The problem
Begin with the first line of the material and write out each line exactly, ending with the line that contains "(0,0) rectangle (1136,892);". Pictures are not part of the copy.
-=-=-
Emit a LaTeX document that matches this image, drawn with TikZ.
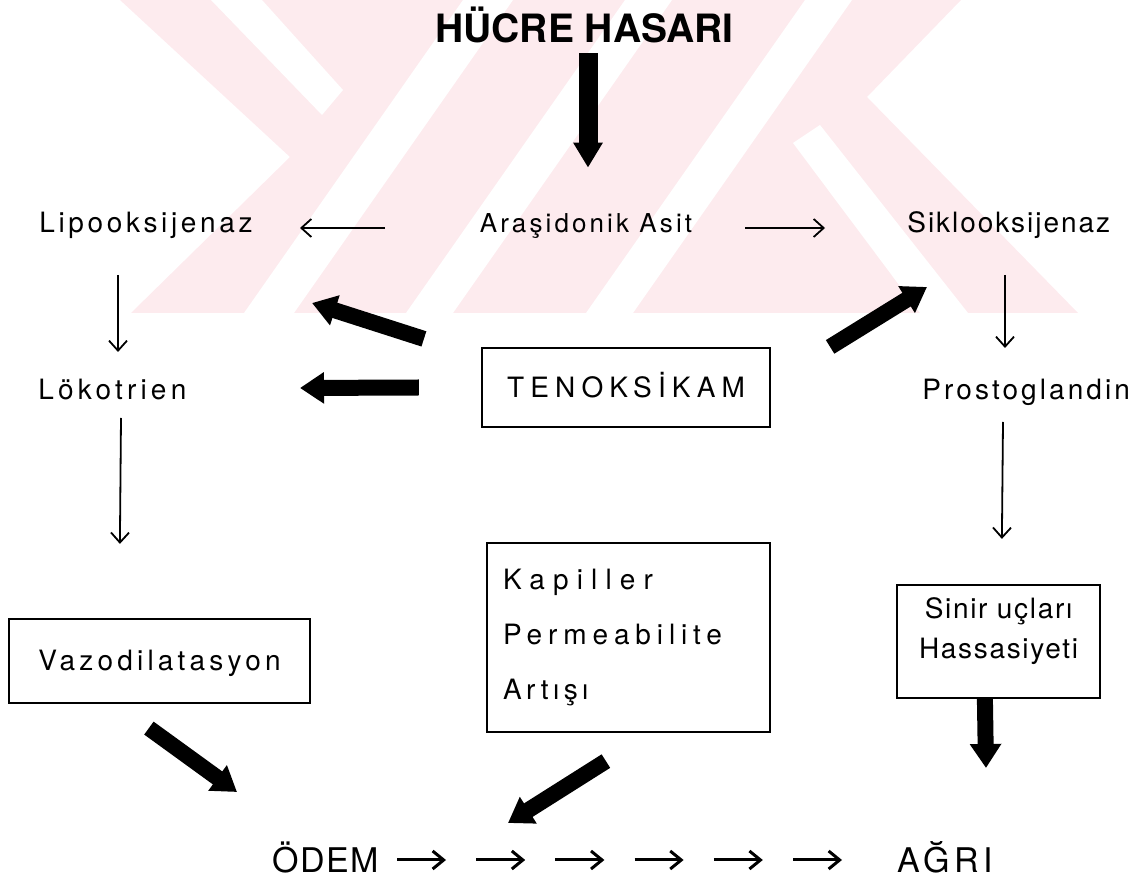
\documentclass[tikz,border=0pt]{standalone}
\usepackage{fontspec}
\setmainfont{TeX Gyre Heros}
\usetikzlibrary{arrows.meta}
\definecolor{wmpink}{RGB}{253,235,238}
\newcommand\spaced[1]{\addfontfeatures{LetterSpace=#1}}
\tikzset{
    lbl/.style={inner sep=0pt, text height=8pt, text depth=3pt,
        font=\fontsize{14pt}{17pt}\selectfont\spaced{#1}},
    lbl/.default=10,
    big/.style={inner sep=0pt, text height=12pt, text depth=0pt,
        font=\fontsize{17pt}{20pt}\selectfont\spaced{#1}},
    box/.style={draw, line width=1.1pt, inner sep=0pt},
    slim/.style={line width=0.9pt, -{Straight Barb[length=5pt,width=9pt]}},
    mid/.style={line width=1.5pt, -{Straight Barb[length=5.5pt,width=9pt]}},
    fat/.style={line width=8pt, -{Triangle[length=12pt,width=15pt]}},
    fattop/.style={line width=9.5pt, -{Triangle[length=12.5pt,width=14pt]}}
}
\begin{document}
\begin{tikzpicture}[x=0.5pt, y=-0.5pt]
\useasboundingbox (0,0) rectangle (1136,892);

% watermark
\begin{scope}
    \clip (120,0) -- (961,0) -- (867,97) -- (1078,313) -- (131,313) -- (290,157) -- cycle;
    \fill[wmpink] (0,0) rectangle (1136,313);
    \fill[white] (211,0) -- (262,0) -- (343,90) -- (322,115) -- cycle;
    \fill[white] (463,0) -- (513,0) -- (294,313) -- (244,313) -- cycle;
    \fill[white] (625,0) -- (672,0) -- (453,313) -- (406,313) -- cycle;
    \fill[white] (805,0) -- (852,0) -- (633,313) -- (586,313) -- cycle;
    \fill[white] (793,143) -- (820,125) -- (968,313) -- (920,313) -- cycle;
\end{scope}

\node[inner sep=0pt, text height=14pt, text depth=0pt,
    font=\fontsize{19.5pt}{22pt}\selectfont\bfseries] (h) at (584.5,29) {HÜCRE HASARI};
\node[lbl, font=\fontsize{13pt}{16pt}\selectfont\spaced{12}] (a) at (586,228) {Araşidonik Asit};
\node[lbl=13, anchor=west] (l) at (39,228) {Lipooksijenaz};
\node[lbl=7, anchor=west] (s) at (907,228) {Siklooksijenaz};
\node[lbl=15, anchor=west] (k) at (38,395) {Lökotrien};
\node[lbl=11, anchor=west] (p) at (922,395) {Prostoglandin};
\node[box, minimum width=144pt, minimum height=39.5pt, text height=10pt, text depth=0pt,
    font=\fontsize{14pt}{17pt}\selectfont\spaced{22}] (t) at (626,387.5) {TENOKSİKAM};
\node[box, minimum width=150.5pt, minimum height=42pt, text height=10pt, text depth=0pt,
    font=\fontsize{14pt}{17pt}\selectfont\spaced{15}] (v) at (159.5,661) {Vazodilatasyon};
\node[box, inner xsep=8pt, text width=125.5pt, minimum height=94.5pt, align=left,
    font=\fontsize{14pt}{27.5pt}\selectfont] (c) at (628.5,637.5)
    {{\spaced{29}Kapiller}\\{\spaced{21}Permeabilite}\\{\spaced{16}Artışı}};
\node[box, minimum width=101.5pt, minimum height=56.5pt] (n) at (998.5,641.5) {};
\node[inner sep=0pt, anchor=north, align=center,
    font=\fontsize{14pt}{20pt}\selectfont\spaced{6}] (nt) at (998.5,597) {Sinir uçları\\Hassasiyeti};
\node[big=4, anchor=west] (o) at (272,860) {ÖDEM};
\node[big=13, anchor=west] (g) at (897,860) {AĞRI};

\draw[slim]
    ([xshift=-100.5pt]a.center) -- ([xshift=130.5pt]l.west);
\draw[slim]
    ([xshift=79.5pt]a.center) -- ([xshift=-41pt]s.west);
\draw[slim]
    ([xshift=39.5pt,yshift=-23.5pt]l.west) -- ([xshift=40pt,yshift=21.5pt]k.west);
\draw[slim]
    ([xshift=49pt,yshift=-23.5pt]s.west) -- ([xshift=41.5pt,yshift=23.5pt]p.west);
\draw[slim]
    ([xshift=41.5pt,yshift=-11.5pt]k.west) -- ([xshift=56pt,yshift=37pt]v.north west);
\draw[slim]
    ([xshift=40.5pt,yshift=-13.5pt]p.west) -- ([xshift=53pt,yshift=22.5pt]n.north west);

\draw[fattop] ([xshift=1.75pt,yshift=-5pt]h.south) -- ([xshift=1pt,yshift=24.5pt]a.north);
\draw[fat] ([xshift=-28.5pt,yshift=4pt]t.north west) -- ([xshift=136.5pt,yshift=-37.5pt]l.west);
\draw[fat] ([xshift=-31pt]t.west) -- ([xshift=131pt,yshift=3.5pt]k.west);
\draw[fat] ([xshift=29.5pt]t.north east) -- ([xshift=10pt,yshift=-29.5pt]s.west);
\draw[fat] ([xshift=70.5pt,yshift=-12pt]v.south west) -- ([xshift=-17.5pt,yshift=34pt]o.west);
\draw[fat] ([xshift=60pt,yshift=-14pt]c.south west) -- ([xshift=118pt,yshift=18.5pt]o.west);
\draw[fat] ([xshift=44.5pt]n.south west) -- ([xshift=44.5pt,yshift=46pt]g.west);

\foreach \i in {0,...,5}
    \draw[mid] ([xshift={(62.5+39.6*\i)*1pt}]o.west) -- ([xshift={(87+39.6*\i)*1pt}]o.west);
\end{tikzpicture}
\end{document}
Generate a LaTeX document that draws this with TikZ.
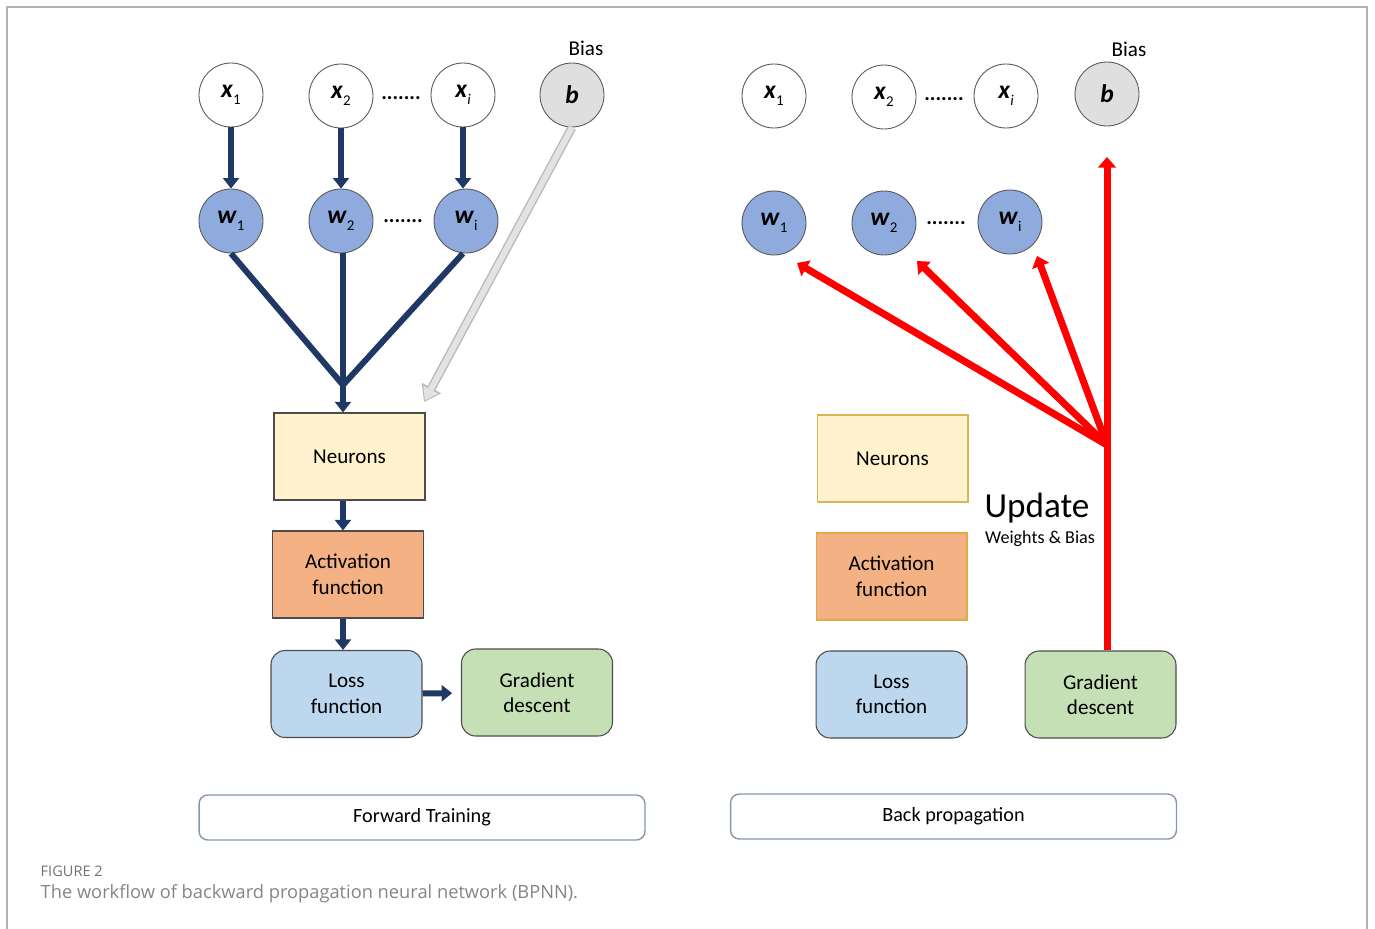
\documentclass[tikz,border=0pt]{standalone}
\usepackage{fontspec}
\setmainfont{Carlito}
\newfontfamily\captionfont{Open Sans}
\usetikzlibrary{arrows.meta}
\usetikzlibrary{positioning}

\definecolor{navy}{HTML}{1F3864}
\definecolor{wblue}{HTML}{8FAADC}
\definecolor{neuyellow}{HTML}{FFF2CC}
\definecolor{actorange}{HTML}{F4B183}
\definecolor{lossblue}{HTML}{BDD7EE}
\definecolor{gradgreen}{HTML}{C5E0B4}
\definecolor{tagborder}{HTML}{8497B0}
\definecolor{goldborder}{HTML}{D6B656}
\definecolor{capgray}{HTML}{6F7073}

\newcommand{\nv}[2]{\textbf{\textit{#1}}\raisebox{-0.55ex}{\fontsize{8.5}{9}\selectfont #2}}

\begin{document}
\begin{tikzpicture}[x=0.02cm,y=-0.02cm,thick]
    \tikzstyle{inp}=[circle,draw=gray!70!black,fill=white,line width=0.5pt,minimum size=1.28cm,inner sep=0pt,font=\fontsize{14.5}{16}\selectfont]
    \tikzstyle{wgt}=[inp,fill=wblue]
    \tikzstyle{bias}=[inp,fill=gray!25]
    \tikzstyle{block}=[draw=gray!60!black,line width=0.6pt,minimum width=3.02cm,minimum height=1.74cm,align=center,font=\fontsize{12}{14.5}\selectfont]
    \tikzstyle{rblock}=[block,rounded corners=8pt]
    \tikzstyle{tag}=[draw=tagborder,rounded corners=5pt,line width=0.8pt,minimum width=8.92cm,minimum height=0.9cm,font=\fontsize{11.5}{14}\selectfont]
    \tikzstyle{dots}=[inner sep=0pt,font=\bfseries\fontsize{12}{14}\selectfont]
    \tikzstyle{link}=[navy,line width=3.4pt]
    \tikzstyle{fwd}=[link,-{Triangle[length=6pt,width=9pt]}]
    \tikzstyle{back}=[red,line width=4pt,-{Triangle[length=6pt,width=10pt]}]

    \useasboundingbox (0,0) rectangle (1375,929);
    \draw[gray!60,line width=1.1pt] (7,929) -- (7,7) -- (1367,7) -- (1367,929);

    % forward training
    \node[inp]  (x1) at (231,95)  {\nv{x}{1}};
    \node[inp]  (x2) at (341,96)  {\nv{x}{2}};
    \node[inp]  (xi) at (463,95)  {\nv{x}{\textit{i}}};
    \node[bias] (b)  at (572,95)  {\textbf{\textit{b}}};
    \node (biasl) at (586,48) {\fontsize{12}{14}\selectfont Bias};
    \node[dots] (dx) at (401,98) {.......};

    \node[wgt] (w1) at (231,221) {\nv{w}{1}};
    \node[wgt] (w2) at (341,221) {\nv{w}{2}};
    \node[wgt] (wi) at (466,221) {\nv{w}{i}};
    \node[dots] (dw) at (403,221) {.......};

    \node[block,fill=neuyellow] (neu) at (349.5,456.5) {Neurons};
    \node[block,fill=actorange] (act) at (348,574.5) {Activation\\function};
    \node[rblock,fill=lossblue] (loss) at (346.5,694) {Loss\\function};
    \node[rblock,fill=gradgreen] (grad) at (537,692.5) {Gradient\\descent};

    \coordinate (jl) at (343,385);
    \coordinate (bt) at (424,402);

    \draw[fwd] (x1) -- (w1);
    \draw[fwd] (x2) -- (w2);
    \draw[fwd] (xi) -- (xi |- wi.north);
    \draw[link] (w1.south) -- (jl);
    \draw[link] (w2.south -| jl) -- (jl);
    \draw[link] ([xshift=-0.06cm]wi.south) -- (jl);
    \draw[fwd] (jl) -- (jl |- neu.north);
    \draw[fwd] (neu.south -| jl) -- (act.north -| jl);
    \draw[fwd] (act.south -| jl) -- (loss.north -| jl);
    \draw[fwd,shorten >=5pt] (loss) -- (grad);
    \draw[gray!55,line width=5pt,-{Triangle[length=9pt,width=12pt]}] (b.south) -- (bt);
    \draw[gray!22,line width=3.4pt,shorten >=1pt,-{Triangle[length=7pt,width=9pt]}] (b.south) -- (bt);

    % back propagation
    \node[inp]  (x1r) at (774,96)  {\nv{x}{1}};
    \node[inp]  (x2r) at (884,97)  {\nv{x}{2}};
    \node[inp]  (xir) at (1006,96) {\nv{x}{\textit{i}}};
    \node[bias] (br)  at (1107,94) {\textbf{\textit{b}}};
    \node (biasr) at (1129,49) {\fontsize{12}{14}\selectfont Bias};
    \node[dots] (dxr) at (944,99) {.......};

    \node[wgt] (w1r) at (774,223)  {\nv{w}{1}};
    \node[wgt] (w2r) at (884,223)  {\nv{w}{2}};
    \node[wgt] (wir) at (1010,222) {\nv{w}{i}};
    \node[dots] (dwr) at (946,223) {.......};

    \node[block,draw=goldborder,fill=neuyellow] (neur) at (892.5,458.5) {Neurons};
    \node[block,draw=goldborder!80!orange,fill=actorange] (actr) at (891.5,576.5) {Activation\\function};
    \node[rblock,draw=gray!60!black,fill=lossblue] (lossr) at (891.5,694.5) {Loss\\function};
    \node[rblock,draw=gray!60!black,fill=gradgreen] (gradr) at (1100.5,694.5) {Gradient\\descent};

    \node (upd) at (1037,508) {\fontsize{20}{23}\selectfont Update};
    \node (updsub) at (1040,539) {\fontsize{10.3}{12}\selectfont Weights \& Bias};

    \coordinate (jr) at (1107,445);
    \coordinate (tb) at (1107,157);
    \coordinate (tw1) at (797,263);
    \coordinate (tw2) at (917,261);
    \coordinate (twi) at (1037,256);

    \draw[back] (jr |- gradr.north) -- (tb);
    \draw[back] (jr) -- (tw1);
    \draw[back] (jr) -- (tw2);
    \draw[back] (jr) -- (twi);

    % tags and caption
    \node[tag] (ftag) at (422,817.5) {Forward Training};
    \node[tag] (btag) at (953.5,816.5) {Back propagation};
    \node[anchor=west,inner sep=0pt,text=capgray] (fig) at (40,871) {\captionfont\fontsize{8.3}{10}\selectfont FIGURE 2};
    \node[anchor=west,inner sep=0pt,text=capgray!85] (cap) at (40,894) {\captionfont\fontsize{10.4}{12}\selectfont The workflow of backward propagation neural network (BPNN).};
\end{tikzpicture}
\end{document}
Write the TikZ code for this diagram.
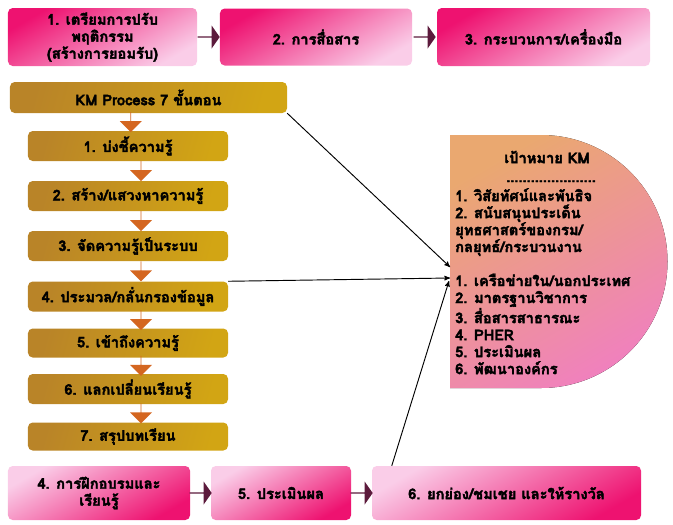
\documentclass[tikz,border=0pt]{standalone}
\usepackage{fontspec}
\setmainfont{Loma}[Script=Thai,BoldFont={Loma Bold},BoldFeatures={FakeBold=2.5}]
\usepackage{tikz}
\usetikzlibrary{arrows}
\usetikzlibrary{calc}
\usetikzlibrary{shapes.arrows}
\definecolor{hotpink}{RGB}{238,18,112}
\definecolor{palepink}{RGB}{250,205,232}
\definecolor{darkplum}{RGB}{92,26,60}
\definecolor{golddark}{RGB}{185,132,40}
\definecolor{goldlight}{RGB}{248,190,142}
\definecolor{goldright}{RGB}{210,165,20}
\definecolor{kmorange}{RGB}{212,102,32}
\definecolor{goalorange}{RGB}{234,168,112}
\definecolor{goalpink}{RGB}{240,128,190}
\newcommand{\px}{0.3mm}
\tikzset{txt/.style={font=\fontsize{12.5}{14.5}\selectfont\bfseries,align=center,inner sep=0pt}}
\tikzset{pinktop/.style 2 args={txt,rounded corners=4pt,top color=hotpink,bottom color=palepink,shading angle=30,minimum width=#1*\px,minimum height=#2*\px}}
\tikzset{pinkbot/.style 2 args={txt,rounded corners=4pt,top color=palepink,bottom color=hotpink,shading angle=30,minimum width=#1*\px,minimum height=#2*\px}}
\tikzset{goldbox/.style 2 args={txt,rounded corners=4pt,left color=golddark,middle color=goldlight,right color=goldright,shading angle=75,minimum width=#1*\px,minimum height=#2*\px}}
\tikzset{blockarrow/.style={single arrow,fill=darkplum,inner sep=0pt,minimum width=23*\px,minimum height=22*\px,single arrow head extend=4.5*\px,single arrow tip angle=110}}
\tikzset{downarrow/.style={single arrow,fill=kmorange,inner sep=0pt,minimum width=22*\px,minimum height=20*\px,single arrow head extend=6*\px,shape border rotate=270}}
\tikzset{line/.style={black,>=stealth',thick}}

\begin{document}
\begin{tikzpicture}[x=0.03cm,y=-0.03cm]
        \useasboundingbox (0,0) rectangle (673,524);
        % top row
        \node[pinktop={189}{58}] (prep) at (102.5,37) {1. เตรียมการปรับ\\พฤติกรรม\\(สร้างการยอมรับ)};
        \node[pinktop={192}{57}] (comm) at (316,37) {2. การสื่อสาร};
        \node[pinktop={213}{58}] (tools) at (543.5,37) {3. กระบวนการ/เครื่องมือ};
        \node[blockarrow] at ($(prep.east)!0.5!(comm.west)$) {};
        \node[blockarrow] at ($(comm.east)!0.5!(tools.west)$) {};
        % KM process
        \node[goldbox={277}{31}] (kmproc) at (148.5,97.5) {KM Process 7 ขั้นตอน};
        \node[goldbox={200}{30}] (s1) at (128,146) {1. บ่งชี้ความรู้};
        \node[goldbox={200}{30}] (s2) at (128,196) {2. สร้าง/แสวงหาความรู้};
        \node[goldbox={200}{30}] (s3) at (128,246) {3. จัดความรู้เป็นระบบ};
        \node[goldbox={200}{30}] (s4) at (128,296.5) {4. ประมวล/กลั่นกรองข้อมูล};
        \node[goldbox={200}{29}] (s5) at (128,343) {5. เข้าถึงความรู้};
        \node[goldbox={200}{30}] (s6) at (128,389) {6. แลกเปลี่ยนเรียนรู้};
        \node[goldbox={200}{28}] (s7) at (128,436.5) {7. สรุปบทเรียน};
        \node[downarrow] at ($(kmproc.south)!0.5!(s1.north)+(-7.5,0)$) {};
        \foreach \a/\b in {s1/s2,s2/s3,s3/s4,s4/s5,s5/s6,s6/s7}
          \node[downarrow] at ($(\a.south)!0.5!(\b.north)+(13,0)$) {};
        % goal
        \fill[top color=goalorange,bottom color=goalpink,shading angle=30] (450,135) -- (541,135) arc[start angle=-90,end angle=90,radius=126.5] -- (450,388) -- cycle;
        \node[txt] (goalhead) at (547,157) {เป้าหมาย KM};
        \node[txt,anchor=base] (goaldots) at (551,182) {......................};
        \node[txt,align=left,anchor=north west] (goallist) at (455,188) {1. วิสัยทัศน์และพันธิจ\\2. สนับสนุนประเด็น\\ยุทธศาสตร์ของกรม/\\กลยุทธ์/กระบวนงาน\\[14.5pt]1. เครือข่ายใน/นอกประเทศ\\2. มาตรฐานวิชาการ\\3. สื่อสารสาธารณะ\\4. PHER\\5. ประเมินผล\\6. พัฒนาองค์กร};
        \coordinate (goalin1) at (450,267);
        \coordinate (goalin2) at (450,278);
        \coordinate (goalin3) at (449,281);
        % bottom row
        \node[pinkbot={182}{54}] (train) at (99,493) {4. การฝึกอบรมและ\\เรียนรู้};
        \node[pinkbot={140}{54}] (evalb) at (281,493) {5. ประเมินผล};
        \node[pinkbot={269}{54}] (award) at (506.5,493) {6. ยกย่อง/ชมเชย และให้รางวัล};
        \node[blockarrow] at ($(train.east)!0.5!(evalb.west)$) {};
        \node[blockarrow] at ($(evalb.east)!0.5!(award.west)$) {};
        % links to goal
        \draw[line,->] (kmproc.south east) -- (goalin1);
        \draw[line,->] (s4.north east) -- (goalin2);
        \draw[line,->] (award.north west) ++(20,0) coordinate (awardtop) -- (goalin3);
      \end{tikzpicture}
\end{document}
-=-=-
Task answer
Emit a LaTeX document that matches this image, drawn with TikZ.
\documentclass[tikz,border=0pt]{standalone}
\usepackage{fontspec}
\setmainfont{TeX Gyre Heros}
\usetikzlibrary{arrows.meta}
\definecolor{wmpink}{RGB}{253,235,238}
\newcommand\spaced[1]{\addfontfeatures{LetterSpace=#1}}
\tikzset{
    lbl/.style={inner sep=0pt, text height=8pt, text depth=3pt,
        font=\fontsize{14pt}{17pt}\selectfont\spaced{#1}},
    lbl/.default=10,
    big/.style={inner sep=0pt, text height=12pt, text depth=0pt,
        font=\fontsize{17pt}{20pt}\selectfont\spaced{#1}},
    box/.style={draw, line width=1.1pt, inner sep=0pt},
    slim/.style={line width=0.9pt, -{Straight Barb[length=5pt,width=9pt]}},
    mid/.style={line width=1.5pt, -{Straight Barb[length=5.5pt,width=9pt]}},
    fat/.style={line width=8pt, -{Triangle[length=12pt,width=15pt]}},
    fattop/.style={line width=9.5pt, -{Triangle[length=12.5pt,width=14pt]}}
}
\begin{document}
\begin{tikzpicture}[x=0.5pt, y=-0.5pt]
\useasboundingbox (0,0) rectangle (1136,892);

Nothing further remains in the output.